Dr. Chappell: I would say to the greatest extent you can, try to stay positive no matter what experience you have. I had a student one time who wanted to be in pediatrics and the rotation that was available was cardiovascular nursing. She had a summer nurse externship, but she came back every year to the students that I had in this program. And she said, you know what? I learned in that experience a lot of different things about caring for cardiovascular patients. I also know I don't want to be a cardiovascular nurse, but that's okay. You know, she learned something about what her future career would look like and she did a fabulous job. It’s just as important to know what areas are just not for you as it is to know the areas that you like and really are professionally rewarding. There's so many different ways you can go that that's fine. 

 

I think seeking out a mentor and seeking out a cheerleader is important because these programs are hard. They're very difficult. You need somebody who just says to you, keep going, you'll be great. You need that kind of balance to say, you know, it's okay to be scared, it's okay that it's tough, but you'll be fine. 

 

I think that the last thing is I always enjoy somebody who says yes to me, and I say that with this context: I've precepted a lot of people, I've mentored a lot of people, and I've asked them kind of to stretch themselves because that's what teachers do. The ones that are most successful are the ones that say, yes, I'll try. They may not be successful, but if I'm their preceptor, I'm their teacher, I'm not asking them to do something that I don't think they're capable of. I'm asking them to lean in and to try. 

 

Those people that I've had over the years that have said yes -- even when they're scared, even when they're not sure that they are as confident in themselves as I am of them -- they've excelled because I knew they were capable of it.
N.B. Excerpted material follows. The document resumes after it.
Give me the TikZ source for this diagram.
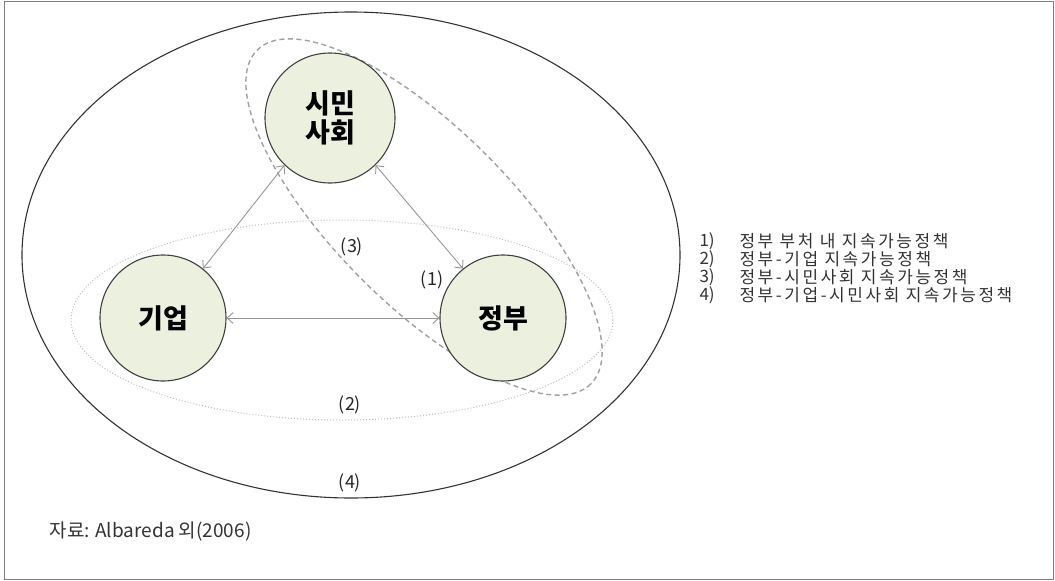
\documentclass[tikz,border=0pt]{standalone}
\usepackage{fontspec}
\setmainfont{Noto Sans CJK KR}
\newfontfamily\legfont[LetterSpace=15]{Noto Sans CJK KR}
\usetikzlibrary{arrows.meta}
\definecolor{circfill}{RGB}{236,241,223}
\definecolor{linkgray}{RGB}{150,150,150}
\definecolor{dashgray}{RGB}{160,160,160}
\definecolor{dotgray}{RGB}{190,190,190}
\begin{document}
\begin{tikzpicture}[x=1pt,y=-1pt,
  actor/.style={circle, draw=black!75, line width=1.1pt, fill=circfill, minimum size=130pt, inner sep=0pt, font=\bfseries\fontsize{27}{32}\selectfont, align=center},
  link/.style={draw=linkgray, line width=0.9pt, {Straight Barb[length=6pt,width=11pt]}-{Straight Barb[length=6pt,width=11pt]}},
  lbl/.style={font=\fontsize{18}{20}\selectfont, text=black!85},
  num/.style={font=\fontsize{17}{20}\selectfont, anchor=west, text=black!80},
  leg/.style={font=\legfont\fontsize{17}{20}\selectfont, anchor=west, text=black!80}
]
\useasboundingbox (0,0) rectangle (1055,581);
\draw[gray, line width=1pt] (4.5,1.5) rectangle (1053.5,579.5);
\draw[black!80, line width=1.1pt] (351,255) ellipse [x radius=329, y radius=243];
\draw[dotgray, dotted, line width=1pt] (342,320) ellipse [x radius=271, y radius=100];
\draw[dashgray, line width=1.4pt, dash pattern=on 5pt off 3.5pt] (424,217) ellipse [x radius=236, y radius=88, rotate=-45];
\node[actor] (sm) at (330,118) {시민\\[-3pt]사회};
\node[actor, minimum size=126pt] (gi) at (163,318) {기업};
\node[actor, minimum size=126pt] (jb) at (503,318) {정부};
\draw[link] (sm.226) -- (gi.51);
\draw[link] (sm.314) -- (jb.129);
\draw[link] (gi.east) -- (jb.west);
\node[lbl] (l3) at (352,247) {(3)};
\node[lbl] (l1) at (432,280) {(1)};
\node[lbl] (l2) at (350,405) {(2)};
\node[lbl] (l4) at (350,483) {(4)};
\node[num] (n1) at (696,241) {1)};
\node[num] (n2) at (696,259) {2)};
\node[num] (n3) at (696,277) {3)};
\node[num] (n4) at (696,295) {4)};
\node[leg] (t1) at (736,241) {정부 부처 내 지속가능정책};
\node[leg] (t2) at (736,259) {정부-기업 지속가능정책};
\node[leg] (t3) at (736,277) {정부-시민사회 지속가능정책};
\node[leg] (t4) at (736,295) {정부-기업-시민사회 지속가능정책};
\node[num, font=\fontsize{19}{20}\selectfont] (src) at (46,531) {자료: Albareda 외(2006)};
\end{tikzpicture}
\end{document}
They might not know that they were capable of it, but I knew that they were. There’s a couple of them that I can think of who are international leaders right now. They didn't start as international leaders. They started as analysts in different things, but they believed enough in my belief, my confidence in them that they tried and they're great. 

 

Hillary: Wow. That's really powerful. And they're very lucky to have you. I hear a little bit of the mom of two nursing students in there, as you said, you were their biggest cheerleader and clearly have done that and more for a number of the students and health professionals you've mentored. It's really, it's really wonderful advice, probably applicable to not just nursing students, but everyone. 

 

Dr. Chappell: Not just nursing students. Yeah. 

 

Hillary: Well, thank you so much for joining us today, Dr. Chappell. It's been such a pleasure chatting with you. Some really amazing topics we've covered and I look forward to hopefully staying in touch.

 

Dr. Chappell: Thank you. Thank you so much. And yeah, I hope it's helpful to your listeners. I truly have enjoyed chatting with you too. 

 

Hillary: And with that, I'm Hillary Acer. Thanks for checking out today's show. Remember to do your part to raise the line and strengthen the healthcare system. We're all in this together.